Cultural and individual differences: Does the experiment take into consideration the cultural and individual differences of participants? It could be that experimenters ignore important aspects of an individual’s personality/religion/culture, which may have an impact on the results obtained.
Ethics: Deceit? (Was there any debrief?) Confidentiality (Right to anonymity- problem in some very famous case studies) Physical or psychological harm? (Especially long-term impact on life post-experiment) Participant consent? Use of animals or children? (Questionable as animals and young children can’t express their emotions or objections)
Demand characteristics: Participants might not know how to behave and
therefore behave in a way they think the researcher wants them to.
This artificial behaviour might make results unreliable.

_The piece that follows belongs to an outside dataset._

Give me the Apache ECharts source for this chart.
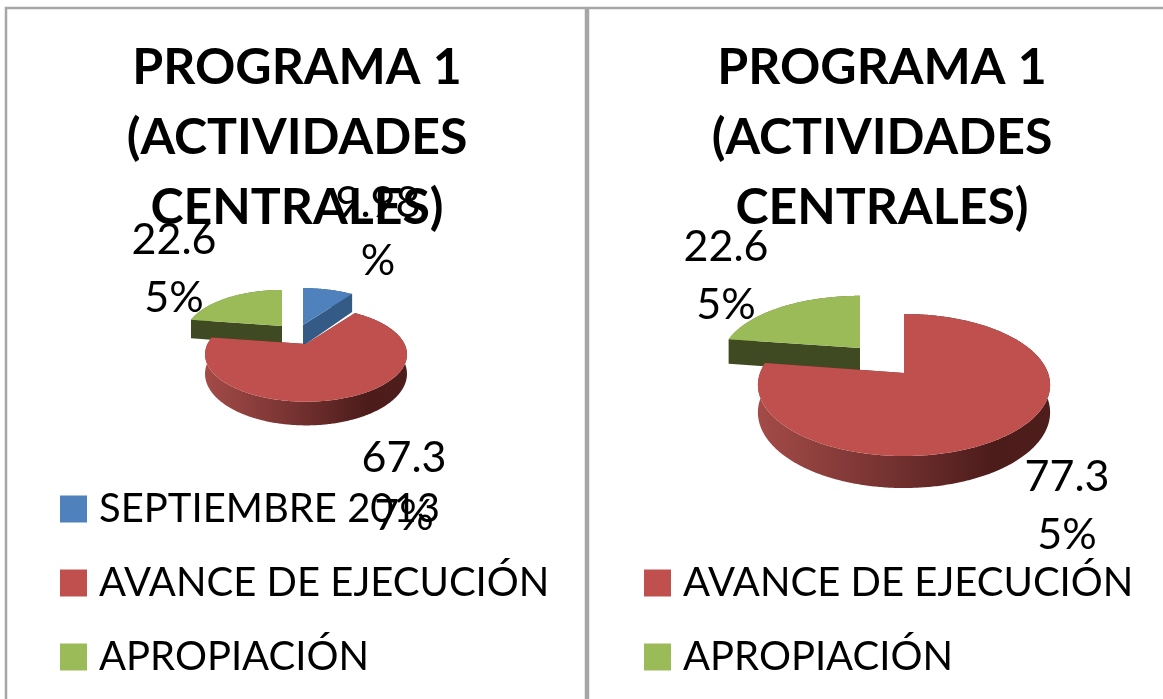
<!DOCTYPE html>
<html><head><meta charset="utf-8">
<style>html,body{margin:0;padding:0;background:#fff}#c{width:1163px;height:699px}</style>
<script src="https://cdn.jsdelivr.net/npm/echarts@6/dist/echarts.min.js"></script>
</head><body><div id="c"></div>
<script>
const titleText = 'PROGRAMA 1\n(ACTIVIDADES\nCENTRALES)';
const leftCategories = ['SEPTIEMBRE 2013', 'AVANCE DE EJECUCIÓN', 'APROPIACIÓN'];
const leftValues = [9.98, 67.37, 22.65];
const rightCategories = ['AVANCE DE EJECUCIÓN', 'APROPIACIÓN'];
const rightValues = [77.35, 22.65];

const palette = {
  'SEPTIEMBRE 2013': {top:'#4f81bd', side:'#345a86', wall:['#3d6391','#2c4a70']},
  'AVANCE DE EJECUCIÓN': {top:'#c0504d', side:'#6e2a28', wall:['#a34b48','#7a3533','#4c1c1b','#4e1e1c']},
  'APROPIACIÓN': {top:'#9bbb59', side:'#404a22', wall:['#76903f','#566a2c']}
};
// drawing layout of each exploded slice (apex, radii, perspective, thickness) and label
const leftLayout = [
  {ax:303, ay:325, rx:98.5, ry:45, k:.22, d:21, lx:378, ly:232},
  {ax:306, ay:344, rx:98.5, ry:45, k:.22, d:18.5, lx:404, ly:487},
  {ax:282, ay:326, rx:95, ry:44, k:.22, d:19, lx:174, ly:269}
];
const rightLayout = [
  {ax:904, ay:373, rx:144, ry:69, k:.169, d:26.6, lx:1067, ly:506},
  {ax:860, ay:348, rx:136, ry:61, k:.169, d:25, lx:726, ly:276}
];
const FONT = 'Lato';

function labelOf(v){
  const s = v.toFixed(2) + '%';
  return s.slice(0,4) + '\n' + s.slice(4);
}
function makeSeries(names, values, layout){
  const total = values.reduce((a,b)=>a+b,0);
  let cum = 0;
  return names.map((name,i)=>{
    const start = cum; cum += values[i];
    const L = layout[i], P = palette[name];
    return {
      type:'custom', name, coordinateSystem:'none', z: name==='AVANCE DE EJECUCIÓN'?4:3,
      itemStyle:{color:P.top}, silent:true,
      data:[[values[i], start, total]],
      renderItem(params, api){
        const a0 = api.value(1)/api.value(2)*Math.PI*2;
        const a1 = (api.value(1)+api.value(0))/api.value(2)*Math.PI*2;
        const pt = (t,drop)=>{
          const X=Math.sin(t),Y=Math.cos(t),w=1+L.k*Y;
          return [L.ax+L.rx*X/w, L.ay-L.ry*Y/w+(drop?L.d/w:0)];
        };
        const n = Math.max(8,Math.ceil((a1-a0)*90));
        const top=[],bot=[];
        for(let j=0;j<=n;j++){const t=a0+(a1-a0)*j/n;top.push(pt(t,false));bot.push(pt(t,true));}
        const apexT=[L.ax,L.ay],apexB=[L.ax,L.ay+L.d];
        const stops=P.wall.map((c,j)=>({offset:j===3?1:(P.wall.length===4?[0,.4,.8][j]:j/(P.wall.length-1)),color:c}));
        const poly=(points,fill)=>({type:'polygon',shape:{points},style:{fill}});
        return {type:'group',children:[
          poly(top.concat(bot.slice().reverse()),{type:'linear',x:0,y:0,x2:1,y2:0,colorStops:stops}),
          poly([top[0],apexT,apexB,bot[0]],P.side),
          poly([top[n],apexT,apexB,bot[n]],P.side),
          poly([apexT].concat(top),P.top),
          {type:'text',z2:10,style:{text:labelOf(api.value(0)),x:L.lx,y:L.ly,align:'center',verticalAlign:'middle',
            fontFamily:FONT,fontSize:43,lineHeight:58,fill:'#000'}}
        ]};
      }
    };
  });
}
const legendFor=(names,left,top)=>({
  orient:'vertical',left,top,itemWidth:27,itemHeight:27,itemGap:32,icon:'rect',selectedMode:false,
  data:names,textStyle:{fontFamily:FONT,fontSize:40,color:'#000',padding:[0,0,0,7],lineHeight:42},itemStyle:{borderWidth:0}
});
const titleFor=(x)=>({text:titleText,left:x,top:28,textAlign:'center',
  textStyle:{fontFamily:FONT,fontWeight:'bold',fontSize:50,lineHeight:70,color:'#000'}});
const frame=(x)=>({type:'rect',silent:true,z:0,shape:{x,y:8,width:580,height:720},style:{fill:'none',stroke:'#a6a6a6',lineWidth:2.5}});

const chart=echarts.init(document.getElementById('c'),null,{renderer:'canvas'});
chart.setOption({
  animation:false,backgroundColor:'#fff',
  title:[titleFor(292),titleFor(877)],
  legend:[legendFor(leftCategories,55,483),legendFor(rightCategories,639,557)],
  graphic:[frame(6),frame(588)],
  series:makeSeries(leftCategories,leftValues,leftLayout).concat(makeSeries(rightCategories,rightValues,rightLayout))
});
</script></body></html>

Ecological validity: Does the task given in the experiment to participants reflect what people actually do in real life?
Experimental setting-
1) Laboratory: Artificial setting = artificial behaviours/ results
However, experimenter can control all variables, causality can be determined & it is replicable
2) Field experiment: Real-life setting= natural behaviour -> less chance of demand characteristics. However, experimenter has no control over variables (extraneous variables), therefore hard to replicate to get same results.